§ **Set problem**
Exactly and only the lines from the one containing "Write the matplotlib code for this chart." through the one containing "import matplotlib.pyplot as plt" belong in your copy. Pictures do not.

§ **A run of records**
· · · · ·

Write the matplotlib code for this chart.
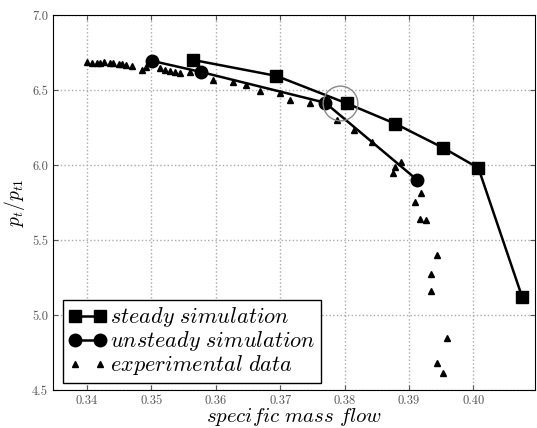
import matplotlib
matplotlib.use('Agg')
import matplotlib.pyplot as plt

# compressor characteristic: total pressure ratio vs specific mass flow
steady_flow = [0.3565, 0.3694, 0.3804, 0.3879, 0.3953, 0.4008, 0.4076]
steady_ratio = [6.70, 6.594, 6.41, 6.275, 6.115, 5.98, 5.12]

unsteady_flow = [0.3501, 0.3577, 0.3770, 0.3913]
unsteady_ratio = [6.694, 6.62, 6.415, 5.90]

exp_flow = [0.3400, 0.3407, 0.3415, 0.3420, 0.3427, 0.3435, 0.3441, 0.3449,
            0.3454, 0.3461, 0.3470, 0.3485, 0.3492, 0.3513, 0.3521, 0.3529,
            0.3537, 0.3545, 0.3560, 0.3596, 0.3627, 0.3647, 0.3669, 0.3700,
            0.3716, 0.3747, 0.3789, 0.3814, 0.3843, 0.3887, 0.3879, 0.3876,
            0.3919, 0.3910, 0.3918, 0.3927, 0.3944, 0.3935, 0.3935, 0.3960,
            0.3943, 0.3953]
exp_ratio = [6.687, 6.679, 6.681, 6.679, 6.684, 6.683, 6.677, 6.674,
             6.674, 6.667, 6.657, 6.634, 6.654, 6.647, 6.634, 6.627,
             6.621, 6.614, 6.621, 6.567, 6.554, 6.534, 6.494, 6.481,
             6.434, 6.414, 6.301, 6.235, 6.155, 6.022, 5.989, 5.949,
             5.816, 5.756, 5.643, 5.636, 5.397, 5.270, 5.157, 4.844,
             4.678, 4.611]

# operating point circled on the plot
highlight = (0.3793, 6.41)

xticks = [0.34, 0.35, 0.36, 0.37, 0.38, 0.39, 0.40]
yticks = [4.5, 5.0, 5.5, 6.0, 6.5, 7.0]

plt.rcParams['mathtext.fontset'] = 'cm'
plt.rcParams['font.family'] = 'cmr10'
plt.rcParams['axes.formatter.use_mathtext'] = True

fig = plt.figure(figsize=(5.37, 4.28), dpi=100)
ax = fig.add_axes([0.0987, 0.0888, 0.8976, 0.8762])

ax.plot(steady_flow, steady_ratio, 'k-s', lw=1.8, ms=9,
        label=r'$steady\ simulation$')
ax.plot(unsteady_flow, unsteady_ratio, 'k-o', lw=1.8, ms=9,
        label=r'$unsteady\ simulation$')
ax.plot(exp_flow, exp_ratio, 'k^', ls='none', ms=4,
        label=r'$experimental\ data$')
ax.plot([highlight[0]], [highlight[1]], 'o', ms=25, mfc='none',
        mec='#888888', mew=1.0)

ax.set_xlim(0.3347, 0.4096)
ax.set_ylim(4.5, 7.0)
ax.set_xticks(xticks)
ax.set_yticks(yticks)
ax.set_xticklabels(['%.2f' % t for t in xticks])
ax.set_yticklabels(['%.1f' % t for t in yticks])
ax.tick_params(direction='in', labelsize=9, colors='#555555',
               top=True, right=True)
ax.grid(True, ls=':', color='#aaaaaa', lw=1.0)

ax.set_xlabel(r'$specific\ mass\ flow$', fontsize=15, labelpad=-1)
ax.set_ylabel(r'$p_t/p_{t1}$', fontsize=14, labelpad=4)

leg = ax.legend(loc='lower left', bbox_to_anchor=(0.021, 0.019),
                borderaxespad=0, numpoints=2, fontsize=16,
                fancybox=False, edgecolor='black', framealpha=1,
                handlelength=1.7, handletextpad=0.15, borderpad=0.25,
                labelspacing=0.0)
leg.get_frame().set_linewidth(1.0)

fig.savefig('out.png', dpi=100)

· · · · ·

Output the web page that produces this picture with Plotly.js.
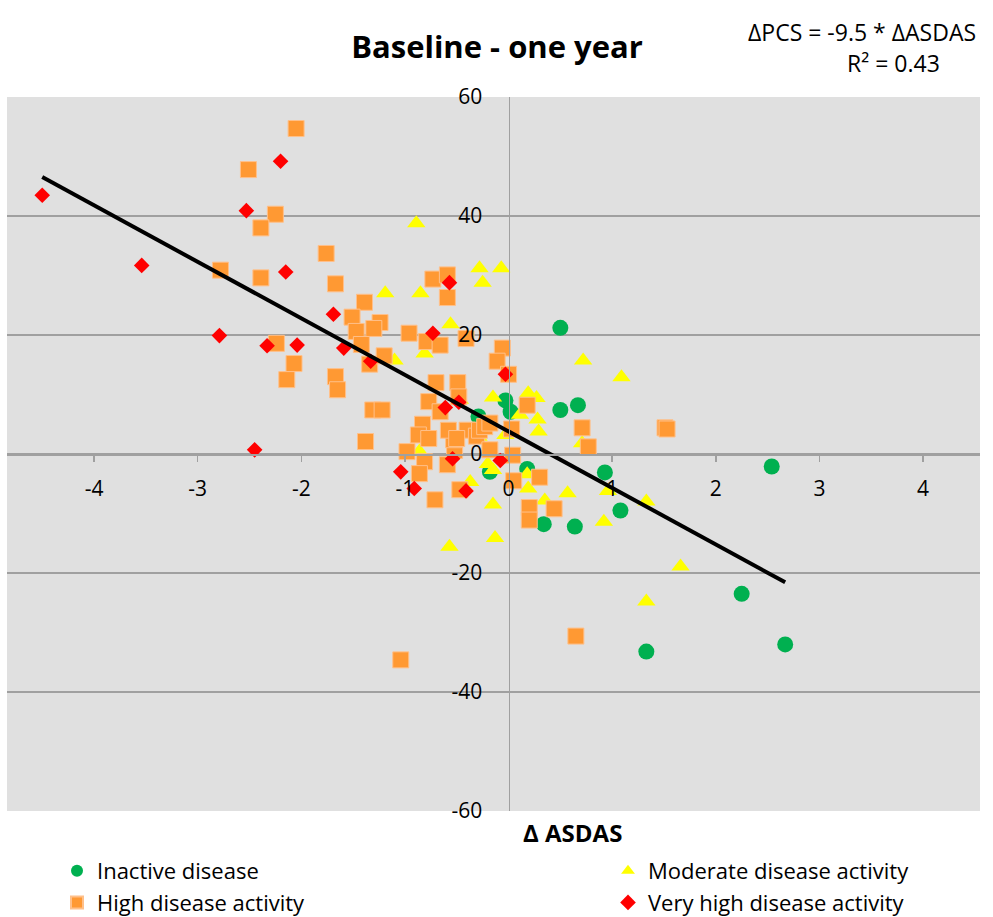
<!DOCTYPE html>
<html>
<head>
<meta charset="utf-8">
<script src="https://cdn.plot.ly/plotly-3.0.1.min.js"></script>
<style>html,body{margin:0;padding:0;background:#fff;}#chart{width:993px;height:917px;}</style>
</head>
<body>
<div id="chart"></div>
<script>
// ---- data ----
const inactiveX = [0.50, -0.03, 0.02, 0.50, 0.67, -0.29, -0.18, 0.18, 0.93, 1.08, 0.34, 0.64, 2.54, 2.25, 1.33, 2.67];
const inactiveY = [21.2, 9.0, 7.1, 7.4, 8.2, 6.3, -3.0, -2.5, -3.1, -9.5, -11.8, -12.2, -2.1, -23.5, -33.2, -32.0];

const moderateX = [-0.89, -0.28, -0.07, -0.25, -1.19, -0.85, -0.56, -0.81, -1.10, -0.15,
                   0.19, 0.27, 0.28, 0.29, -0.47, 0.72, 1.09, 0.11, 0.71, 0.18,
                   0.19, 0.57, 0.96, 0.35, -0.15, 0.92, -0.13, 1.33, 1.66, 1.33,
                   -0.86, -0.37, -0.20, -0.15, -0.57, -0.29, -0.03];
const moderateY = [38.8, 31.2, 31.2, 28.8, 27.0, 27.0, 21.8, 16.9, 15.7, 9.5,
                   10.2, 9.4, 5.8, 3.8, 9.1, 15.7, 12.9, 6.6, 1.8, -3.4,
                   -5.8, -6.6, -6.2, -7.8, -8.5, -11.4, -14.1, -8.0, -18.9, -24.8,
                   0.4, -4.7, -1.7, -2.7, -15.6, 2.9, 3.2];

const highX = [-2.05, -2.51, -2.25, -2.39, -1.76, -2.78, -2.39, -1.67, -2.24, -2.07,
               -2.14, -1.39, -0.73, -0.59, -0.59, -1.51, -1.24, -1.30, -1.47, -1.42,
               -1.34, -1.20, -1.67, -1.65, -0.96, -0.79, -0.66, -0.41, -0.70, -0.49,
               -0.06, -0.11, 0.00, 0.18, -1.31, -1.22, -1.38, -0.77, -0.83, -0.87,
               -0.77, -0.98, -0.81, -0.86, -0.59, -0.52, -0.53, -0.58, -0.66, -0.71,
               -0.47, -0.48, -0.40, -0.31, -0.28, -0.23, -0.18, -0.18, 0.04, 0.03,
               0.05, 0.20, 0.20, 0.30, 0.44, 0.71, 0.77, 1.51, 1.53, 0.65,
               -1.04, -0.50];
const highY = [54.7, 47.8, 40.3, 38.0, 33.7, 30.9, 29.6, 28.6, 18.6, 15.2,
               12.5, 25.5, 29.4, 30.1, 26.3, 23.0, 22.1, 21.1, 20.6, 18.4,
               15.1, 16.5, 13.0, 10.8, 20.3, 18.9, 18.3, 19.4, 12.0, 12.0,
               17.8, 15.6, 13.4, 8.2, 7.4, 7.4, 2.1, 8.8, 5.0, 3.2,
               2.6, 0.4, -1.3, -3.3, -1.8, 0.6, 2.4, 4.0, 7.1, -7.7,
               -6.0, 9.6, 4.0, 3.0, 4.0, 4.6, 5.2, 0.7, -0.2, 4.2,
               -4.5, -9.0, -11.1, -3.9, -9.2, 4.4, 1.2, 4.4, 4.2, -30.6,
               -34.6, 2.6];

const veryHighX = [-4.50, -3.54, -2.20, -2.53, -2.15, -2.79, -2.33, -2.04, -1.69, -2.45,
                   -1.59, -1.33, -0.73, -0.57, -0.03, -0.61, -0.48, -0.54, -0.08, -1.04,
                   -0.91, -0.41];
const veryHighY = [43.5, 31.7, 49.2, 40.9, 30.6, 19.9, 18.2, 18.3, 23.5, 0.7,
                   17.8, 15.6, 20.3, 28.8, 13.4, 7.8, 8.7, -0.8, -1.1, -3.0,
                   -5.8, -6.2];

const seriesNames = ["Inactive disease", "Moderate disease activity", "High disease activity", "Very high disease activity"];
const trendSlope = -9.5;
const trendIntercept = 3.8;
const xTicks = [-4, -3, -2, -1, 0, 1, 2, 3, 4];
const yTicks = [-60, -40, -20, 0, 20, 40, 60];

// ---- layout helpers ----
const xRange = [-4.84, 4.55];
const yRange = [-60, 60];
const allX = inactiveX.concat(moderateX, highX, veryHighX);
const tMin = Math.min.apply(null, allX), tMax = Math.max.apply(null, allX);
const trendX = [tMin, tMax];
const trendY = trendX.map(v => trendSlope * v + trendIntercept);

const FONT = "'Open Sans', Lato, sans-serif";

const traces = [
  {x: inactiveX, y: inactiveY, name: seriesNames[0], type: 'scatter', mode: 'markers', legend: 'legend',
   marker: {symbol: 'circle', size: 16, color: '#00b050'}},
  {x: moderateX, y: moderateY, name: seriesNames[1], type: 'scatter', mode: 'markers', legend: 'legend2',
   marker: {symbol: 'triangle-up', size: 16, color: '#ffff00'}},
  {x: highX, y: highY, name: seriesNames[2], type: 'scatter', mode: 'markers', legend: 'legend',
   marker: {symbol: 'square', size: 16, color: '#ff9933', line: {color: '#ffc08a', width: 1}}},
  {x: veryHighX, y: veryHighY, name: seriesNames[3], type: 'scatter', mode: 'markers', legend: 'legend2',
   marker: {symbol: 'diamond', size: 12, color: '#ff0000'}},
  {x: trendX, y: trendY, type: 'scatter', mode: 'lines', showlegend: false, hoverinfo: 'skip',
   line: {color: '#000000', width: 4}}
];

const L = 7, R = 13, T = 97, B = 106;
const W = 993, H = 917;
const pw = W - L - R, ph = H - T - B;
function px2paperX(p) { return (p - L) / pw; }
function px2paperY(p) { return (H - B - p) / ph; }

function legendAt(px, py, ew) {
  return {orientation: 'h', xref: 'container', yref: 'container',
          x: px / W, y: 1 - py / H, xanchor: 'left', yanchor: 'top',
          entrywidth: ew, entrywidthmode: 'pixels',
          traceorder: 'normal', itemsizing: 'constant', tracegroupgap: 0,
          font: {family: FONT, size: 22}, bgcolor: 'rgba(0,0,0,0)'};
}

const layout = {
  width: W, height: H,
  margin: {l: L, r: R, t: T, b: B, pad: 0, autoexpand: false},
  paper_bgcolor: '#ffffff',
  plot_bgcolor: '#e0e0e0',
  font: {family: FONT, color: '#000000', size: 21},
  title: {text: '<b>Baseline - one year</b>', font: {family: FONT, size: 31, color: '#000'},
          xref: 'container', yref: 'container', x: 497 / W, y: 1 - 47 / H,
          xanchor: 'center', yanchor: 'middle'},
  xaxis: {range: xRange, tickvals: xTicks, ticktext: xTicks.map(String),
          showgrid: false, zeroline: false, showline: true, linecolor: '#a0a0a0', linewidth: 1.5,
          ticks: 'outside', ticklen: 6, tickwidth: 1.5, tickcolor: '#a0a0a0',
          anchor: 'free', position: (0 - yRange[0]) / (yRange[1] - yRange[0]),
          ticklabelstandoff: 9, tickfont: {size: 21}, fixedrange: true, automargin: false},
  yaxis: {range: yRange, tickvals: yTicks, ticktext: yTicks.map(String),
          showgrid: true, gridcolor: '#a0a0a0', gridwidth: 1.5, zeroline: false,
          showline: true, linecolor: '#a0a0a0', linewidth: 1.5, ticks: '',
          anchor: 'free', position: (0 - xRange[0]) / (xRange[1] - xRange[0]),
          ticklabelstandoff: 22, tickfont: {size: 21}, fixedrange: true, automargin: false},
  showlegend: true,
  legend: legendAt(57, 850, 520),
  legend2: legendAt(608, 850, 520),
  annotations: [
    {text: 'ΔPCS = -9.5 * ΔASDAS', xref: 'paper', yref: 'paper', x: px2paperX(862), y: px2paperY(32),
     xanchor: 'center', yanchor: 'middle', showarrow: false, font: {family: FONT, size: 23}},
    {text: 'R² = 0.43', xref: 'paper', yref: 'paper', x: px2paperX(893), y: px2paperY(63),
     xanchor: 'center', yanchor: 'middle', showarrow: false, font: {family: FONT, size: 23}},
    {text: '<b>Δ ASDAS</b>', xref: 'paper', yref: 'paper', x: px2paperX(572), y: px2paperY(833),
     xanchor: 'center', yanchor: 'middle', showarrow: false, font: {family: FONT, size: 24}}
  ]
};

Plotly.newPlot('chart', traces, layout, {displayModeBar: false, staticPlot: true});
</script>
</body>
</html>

· · · · ·

§ **Task answer**
Write the matplotlib code for this chart.
import matplotlib
matplotlib.use('Agg')
import matplotlib.pyplot as plt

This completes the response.